Modelling of gene switches

Introduction

As a part of our collaboration, NUS 2017 offered their modelling expertise about our toxin-antitoxin system and they kindly simulated our two gene switches, tryptophan and cumate expressing the Im2 and Colicin E2, respectively. The main objective is to provide insight into the genetic circuits and specifically to roughly simulate how the addition of chemicals ( tryptophan and cumate) would affect the expression of Im2 and Colicin E2. Moreover, they conducted a sensitivity analysis to determine how we can improve our system by choosing other regulatory units.

Results

Tryptophan system expressing Im2

Certain kinetic values about the system were found from literature whereas the rest kinetic data and timing were arbitrary. Figure 1 demonstrates the functional Im2 Response of tryptophan system (0.001 Km). Upon addition of tryptophan at t = 2160 sec, there is a sudden drop in Im2 production as all the accumulated TrpR at steady state, readily binds to IM2 to repress the Trp operator. This sudden drop in IM2 production is caused by this rapid repression of the Trp Operator. However, TrpR must still be produced to maintain repression of the Trp Operator and because of the delay it takes to produce TrpR, we observe a small bulge that is indicative of time taken for TrpR to be produced, bind to TrpR Tryptophan and reach the necessary quantity to repress the Trp Operator.

Based on the sensitivity analysis, they decided to examine how varying Km of the Trp impact the response of the circuit. Figure 2 summarises the effect of varying Km in the genetic circuit. Their conclusion is to employ Trp Operator of Km 0.0001 or lower for this circuit because it will repress undesired IM2 production to a level where the quantities are extremely low and potentially insignificant. Moreover, they propose to vary the strength of the Trp Operator and RBS to gain more insight into the circuit.

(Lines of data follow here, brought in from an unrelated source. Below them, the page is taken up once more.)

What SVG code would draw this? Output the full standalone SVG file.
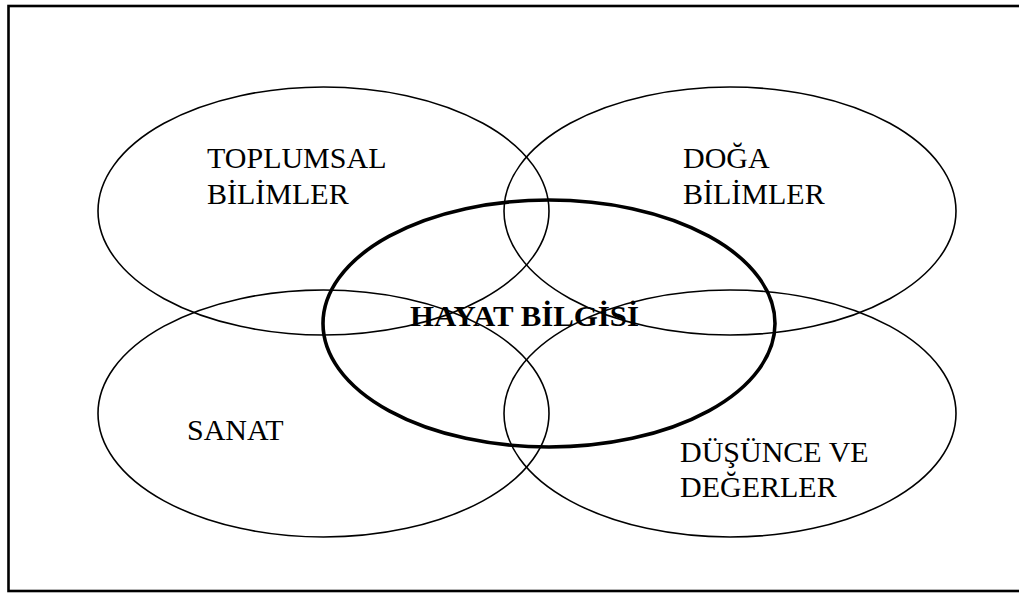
<svg xmlns="http://www.w3.org/2000/svg" width="1019" height="593" viewBox="0 0 1019 593">
<style>
.set{fill:none;stroke:#000;stroke-width:1.6}
.main{fill:none;stroke:#000;stroke-width:3.6}
.lbl{font-family:"Liberation Serif","Times New Roman",serif;font-size:30px;fill:#000}
.bold{font-weight:bold}
</style>
<rect x="0" y="0" width="1019" height="593" fill="#fff"/>
<rect id="frame" x="8.5" y="6" width="1030" height="585" fill="none" stroke="#000" stroke-width="2.6"/>
<g id="toplumsal">
<ellipse class="set" cx="323.5" cy="211" rx="225.5" ry="124"/>
<text class="lbl" x="207" y="168">TOPLUMSAL</text>
<text class="lbl" x="207" y="204">BİLİMLER</text>
</g>
<g id="doga">
<ellipse class="set" cx="730" cy="211" rx="226" ry="124"/>
<text class="lbl" x="683" y="168">DOĞA</text>
<text class="lbl" x="683" y="204">BİLİMLER</text>
</g>
<g id="sanat">
<ellipse class="set" cx="323.5" cy="413.5" rx="225.5" ry="123.5"/>
<text class="lbl" x="187" y="440">SANAT</text>
</g>
<g id="dusunce">
<ellipse class="set" cx="730" cy="413.5" rx="226" ry="123.5"/>
<text class="lbl" x="680" y="462">DÜŞÜNCE VE</text>
<text class="lbl" x="680" y="497">DEĞERLER</text>
</g>
<g id="hayat">
<ellipse class="main" cx="549" cy="323.5" rx="226" ry="123.5"/>
<text class="lbl bold" x="410" y="326" textLength="229" lengthAdjust="spacingAndGlyphs">HAYAT BİLGİSİ</text>
</g>
<g id="connectors"></g>
</svg>
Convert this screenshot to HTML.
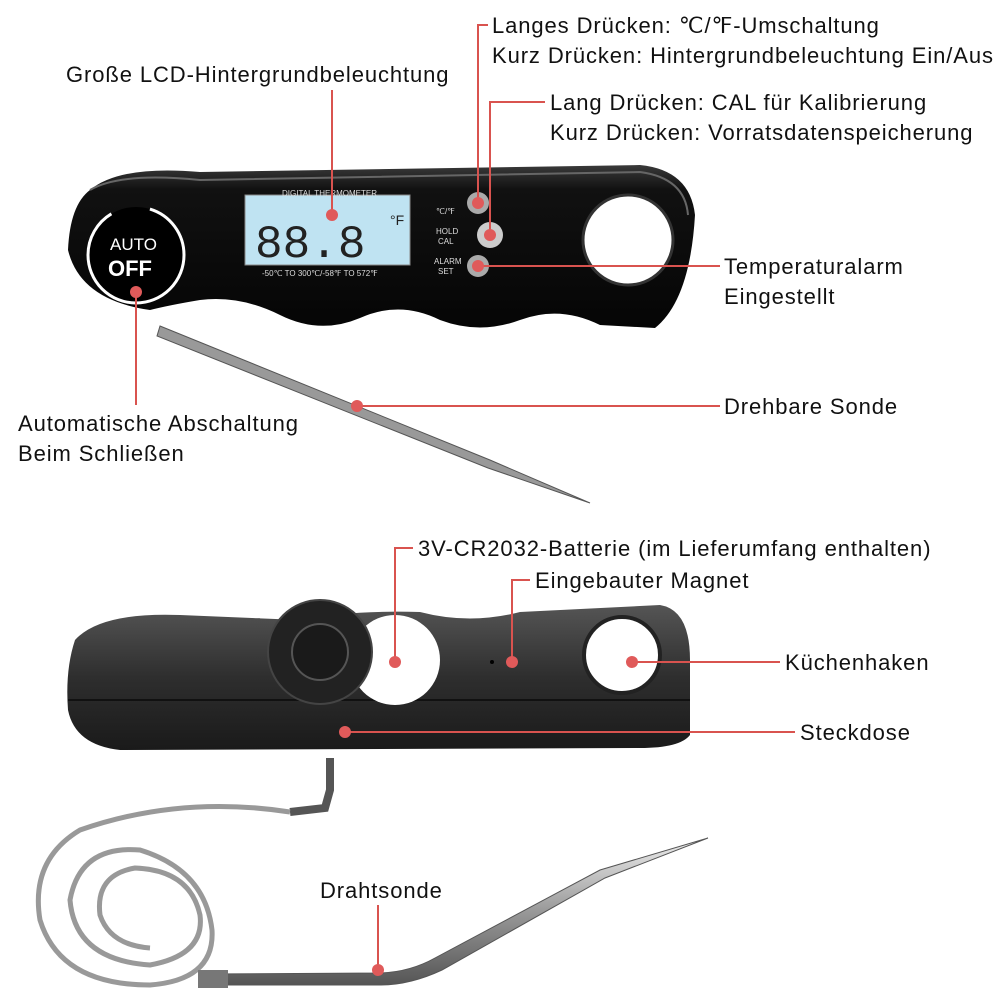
<!DOCTYPE html>
<html><head><meta charset="utf-8"><style>
html,body{margin:0;padding:0;background:#fff;}
svg{display:block}
text{font-family:"Liberation Sans",sans-serif;font-size:22px;letter-spacing:0.9px;fill:#111}
text.s{letter-spacing:0}
</style></head><body>
<svg width="1000" height="1000" viewBox="0 0 1000 1000">
<defs>
<linearGradient id="body1" x1="0" y1="0" x2="0" y2="1"><stop offset="0" stop-color="#3a3a3a"/><stop offset="0.15" stop-color="#111"/><stop offset="1" stop-color="#050505"/></linearGradient>
<linearGradient id="body2" x1="0" y1="0" x2="0" y2="1"><stop offset="0" stop-color="#555"/><stop offset="0.5" stop-color="#2e2e2e"/><stop offset="1" stop-color="#1a1a1a"/></linearGradient>
<linearGradient id="steel" x1="0" y1="0" x2="0" y2="1"><stop offset="0" stop-color="#eee"/><stop offset="0.5" stop-color="#999"/><stop offset="1" stop-color="#555"/></linearGradient>
</defs>

<!-- top probe -->
<path d="M160 326 L490 460 L590 503 L488 468 L157 336 Z" fill="#999" stroke="#555" stroke-width="1"/>
<!-- top body -->
<path d="M90 190 Q120 165 200 172 L640 165 Q690 170 695 215 Q690 300 655 328 L600 325 Q560 305 520 320 Q480 335 440 320 Q400 300 360 318 Q320 335 280 315 Q240 295 200 300 Q170 305 150 310 Q80 300 68 250 Q70 205 90 190 Z" fill="url(#body1)"/>
<path d="M90 190 Q120 172 200 180 L640 172 Q685 178 688 215" fill="none" stroke="#666" stroke-width="2"/>
<circle cx="628" cy="240" r="45" fill="#fff" stroke="#333" stroke-width="3"/>
<!-- LCD -->
<rect x="245" y="195" width="165" height="70" fill="#bfe3f2" stroke="#888"/>
<text class="s" x="255" y="257" style="font-size:46px;fill:#222;font-family:'Liberation Mono',monospace">88.8</text>
<text class="s" x="390" y="225" style="font-size:14px;fill:#222">°F</text>
<text class="s" x="282" y="196" style="font-size:8px;fill:#ddd">DIGITAL THERMOMETER</text>
<text class="s" x="262" y="276" style="font-size:8px;fill:#ddd">-50℃ TO 300℃/-58℉ TO 572℉</text>
<text class="s" x="436" y="214" style="font-size:8px;fill:#ddd">℃/℉</text>
<text class="s" x="436" y="234" style="font-size:8px;fill:#ddd">HOLD</text>
<text class="s" x="438" y="244" style="font-size:8px;fill:#ddd">CAL</text>
<text class="s" x="434" y="264" style="font-size:8px;fill:#ddd">ALARM</text>
<text class="s" x="438" y="274" style="font-size:8px;fill:#ddd">SET</text>
<circle cx="478" cy="203" r="11" fill="#aaa"/><circle cx="490" cy="235" r="13" fill="#ccc"/><circle cx="478" cy="266" r="11" fill="#aaa"/>
<!-- auto off -->
<circle cx="136" cy="255" r="48" fill="#000" stroke="#fff" stroke-width="3" stroke-dasharray="200 40"/>
<text class="s" x="110" y="250" style="font-size:17px;fill:#fff">AUTO</text>
<text class="s" x="108" y="276" style="font-size:22px;font-weight:bold;fill:#fff">OFF</text>

<!-- bottom body -->
<path d="M190 628 L260 620" stroke="#999" stroke-width="4"/>
<path d="M75 640 Q100 612 180 615 L300 620 Q350 610 420 612 Q470 625 520 612 L660 605 Q690 610 690 660 L690 735 Q680 748 640 748 L120 750 Q75 745 68 710 Q65 670 75 640 Z" fill="url(#body2)"/>
<path d="M68 700 L690 700" stroke="#111" stroke-width="2"/>
<circle cx="395" cy="660" r="45" fill="#fff"/>
<circle cx="622" cy="655" r="38" fill="#fff" stroke="#222" stroke-width="4"/>
<circle cx="320" cy="652" r="52" fill="#222" stroke="#444" stroke-width="2"/>
<circle cx="320" cy="652" r="28" fill="#1a1a1a" stroke="#555" stroke-width="2"/>
<circle cx="492" cy="662" r="2" fill="#000"/>
<!-- cable -->
<path d="M330 758 L330 790 L325 808 L290 812" stroke="#555" stroke-width="8" fill="none"/>
<path d="M290 812 Q180 795 80 830 Q30 860 40 920 Q60 985 150 985 Q215 980 212 930 Q205 870 140 850 Q80 845 70 900 Q75 960 150 965 Q205 955 200 915 Q190 870 135 868 Q95 875 100 915 Q110 945 150 948" stroke="#999" stroke-width="5" fill="none"/>
<path d="M205 974 L380 973 Q410 972 435 958 L600 870 L708 838 L605 878 L442 970 Q410 985 380 985 L205 985 Z" fill="url(#steel)" stroke="#555"/>
<rect x="198" y="970" width="30" height="18" fill="#777"/>

<!-- callouts -->
<g stroke="#d9534f" stroke-width="2" fill="none">
<path d="M332 90 L332 215"/>
<path d="M478 203 L478 25 L488 25"/>
<path d="M490 235 L490 102 L545 102"/>
<path d="M478 266 L720 266"/>
<path d="M136 292 L136 405"/>
<path d="M357 406 L720 406"/>
<path d="M395 662 L395 548 L413 548"/>
<path d="M512 662 L512 580 L530 580"/>
<path d="M632 662 L780 662"/>
<path d="M345 732 L795 732"/>
<path d="M378 970 L378 905"/>
</g>
<g fill="#e05a5a">
<circle cx="332" cy="215" r="6"/><circle cx="478" cy="203" r="6"/><circle cx="490" cy="235" r="6"/><circle cx="478" cy="266" r="6"/>
<circle cx="136" cy="292" r="6"/><circle cx="357" cy="406" r="6"/><circle cx="395" cy="662" r="6"/><circle cx="512" cy="662" r="6"/>
<circle cx="632" cy="662" r="6"/><circle cx="345" cy="732" r="6"/><circle cx="378" cy="970" r="6"/>
</g>

<text x="66" y="82">Große LCD-Hintergrundbeleuchtung</text>
<text x="492" y="33">Langes Drücken: ℃/℉-Umschaltung</text>
<text x="492" y="63">Kurz Drücken: Hintergrundbeleuchtung Ein/Aus</text>
<text x="550" y="110">Lang Drücken: CAL für Kalibrierung</text>
<text x="550" y="140">Kurz Drücken: Vorratsdatenspeicherung</text>
<text x="724" y="274">Temperaturalarm</text>
<text x="724" y="304">Eingestellt</text>
<text x="724" y="414">Drehbare Sonde</text>
<text x="18" y="431">Automatische Abschaltung</text>
<text x="18" y="461">Beim Schließen</text>
<text x="418" y="556">3V-CR2032-Batterie (im Lieferumfang enthalten)</text>
<text x="535" y="588">Eingebauter Magnet</text>
<text x="785" y="670">Küchenhaken</text>
<text x="800" y="740">Steckdose</text>
<text x="320" y="898">Drahtsonde</text>
</svg>
</body></html>
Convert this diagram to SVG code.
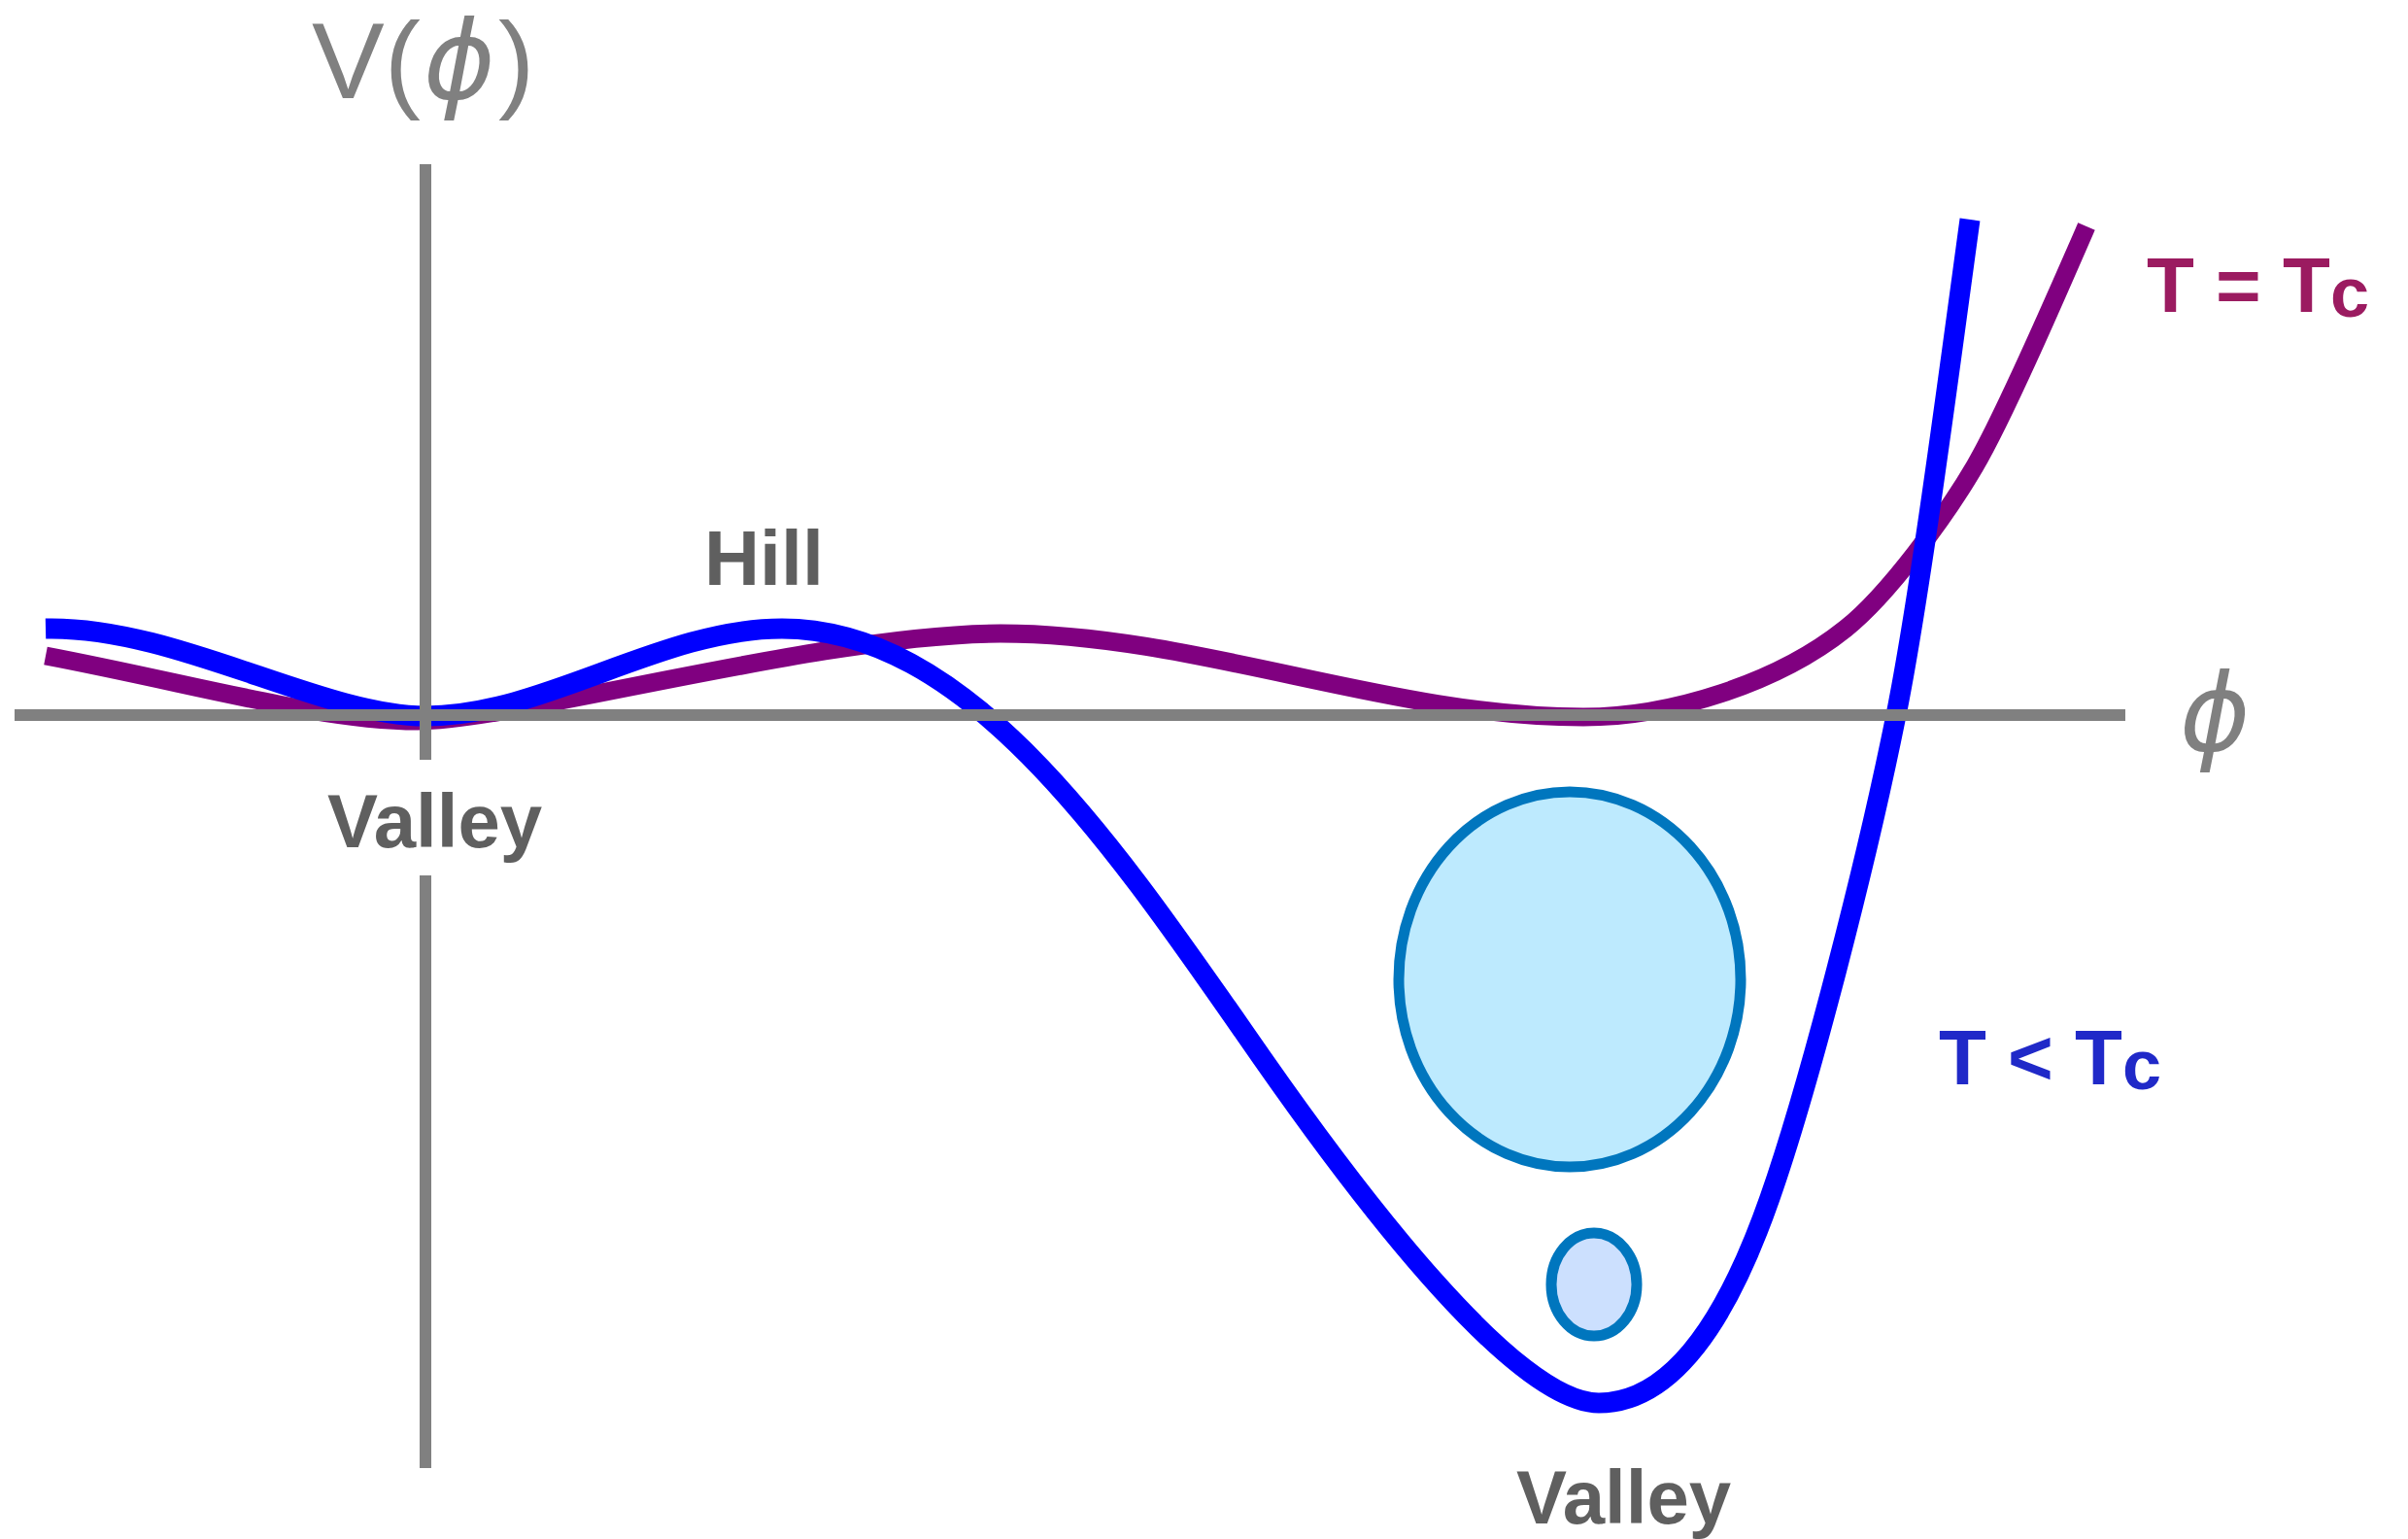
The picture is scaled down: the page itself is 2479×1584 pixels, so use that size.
<svg xmlns="http://www.w3.org/2000/svg" width="2479" height="1584" viewBox="0 0 2479 1584">
<style>
.axis{stroke:#808080;stroke-width:12;fill:none}
.curve{fill:none;stroke-linecap:butt;stroke-linejoin:round}
.lbl{font-family:"Liberation Sans",Arial,sans-serif;font-weight:bold;fill:#5f5f5f}
.math{font-family:"Liberation Sans",Arial,sans-serif;fill:#808080}
.phi{font-family:"DejaVu Sans",sans-serif;font-style:oblique}
.t{font-family:"Liberation Sans",Arial,sans-serif;font-weight:bold}
.ring{stroke:#0076be;stroke-width:11}
</style>
<rect width="2479" height="1584" fill="#ffffff"/>
<g id="curves">
<path id="curve-tc" class="curve" stroke="#800080" stroke-width="19" d="M47,675 C200,704 330,742 430,742 C530,742 850,652 1030,652 C1230,652 1430,738 1630,738 C1720,738 1830,703 1900,647 C1944,612 2003,531 2033,480 C2063,429 2118,302 2148,233"/>
<path id="curve-below" class="curve" stroke="#0000ff" stroke-width="21" d="M47,647 C180,644 330,737 438,737 C560,737 680,647 805,647 C1000,647 1150,875 1300,1090 C1400,1233 1560,1444 1646,1444 C1740,1444 1795,1310 1822,1233 C1862,1119 1922,886 1952,736 C1977,611 2008,372 2028,226"/>
</g>
<g id="axes">
<line class="axis" x1="15" y1="736" x2="2188" y2="736"/>
<line class="axis" x1="438" y1="169" x2="438" y2="782"/>
<line class="axis" x1="438" y1="901" x2="438" y2="1511"/>
</g>
<g id="bubble-large"><ellipse class="ring" cx="1616" cy="1008" rx="176" ry="193" fill="#bdeafe"/></g>
<g id="bubble-small"><ellipse class="ring" cx="1641" cy="1322" rx="44" ry="53" fill="#cce0fe"/></g>
<g id="labels">
<text class="math" x="321" y="101" font-size="112">V(<tspan class="phi" dx="3">ϕ</tspan><tspan dx="3">)</tspan></text>
<text class="math phi" x="2244" y="772" font-size="110">ϕ</text>
<text class="lbl" x="725" y="602" font-size="79">Hill</text>
<text class="lbl" x="337" y="872" font-size="78">Valley</text>
<text class="lbl" x="1561" y="1568" font-size="78">Valley</text>
<text class="t" x="2210" y="321" font-size="80" fill="#9b1b60">T = T<tspan font-size="72" dy="5">c</tspan></text>
<text class="t" x="1996" y="1116" font-size="80" fill="#2029c8">T &lt; T<tspan font-size="72" dy="5">c</tspan></text>
</g>
</svg>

Cumate system expressing Colicin E2

All the kinetic data and timing were arbitrary in the cumate system since there was a lack of relevant information in the literature. Figure 3 shows the E2 response over time in absence or presence of cumate. Cumate is added again at t = 2160 sec. At first, we observe a delay of E2 repression since the cymR is not expressed in adequate quantities to repress the Cumate operator. However, CymR quantities manage to repress expression of E2 after a while. It should be noted that in practice, the delay of E2 repression is significantly more detrimental than the delay of IM2 repression. This is because E2 is a toxin and its undesired expression can kill the host bacteria at an unsuitable stage, for example in a stage before the bacteria has completed its primary function.

Based on the sensitivity analysis, they decided to examine how varying Km of the cumate impact the response of the circuit. Figure 4 summarises the effect of varying Km in the genetic circuit. The main finding is that decreasing the Km is successful in reducing the undesired expression of E2 to very low levels and it may prevent avoid accidental killing. However, this could affect the overall expression of E2 upon addition of cumate and it may compromise the killing mechanism. Their conclusion is that Km = 0.1 is the most suitable choice for a well - regulated system.

Conclusions

Our interpretation is that we cannot avoid the leaky expression of both systems, however, E2 leaky expression should be considered more crucial. Therefore, we came to realise that we should first introduce the tryptophan system with Im2 to our host and characterize the system to appreciate the level of regulation. Then, we should introduce cumate containing E2. Following this approach, any leaky expression of E2 would be neutralized by the baseline expression of Im2 until the cymR reaches adequate quantities to repress the cumate regulatory system.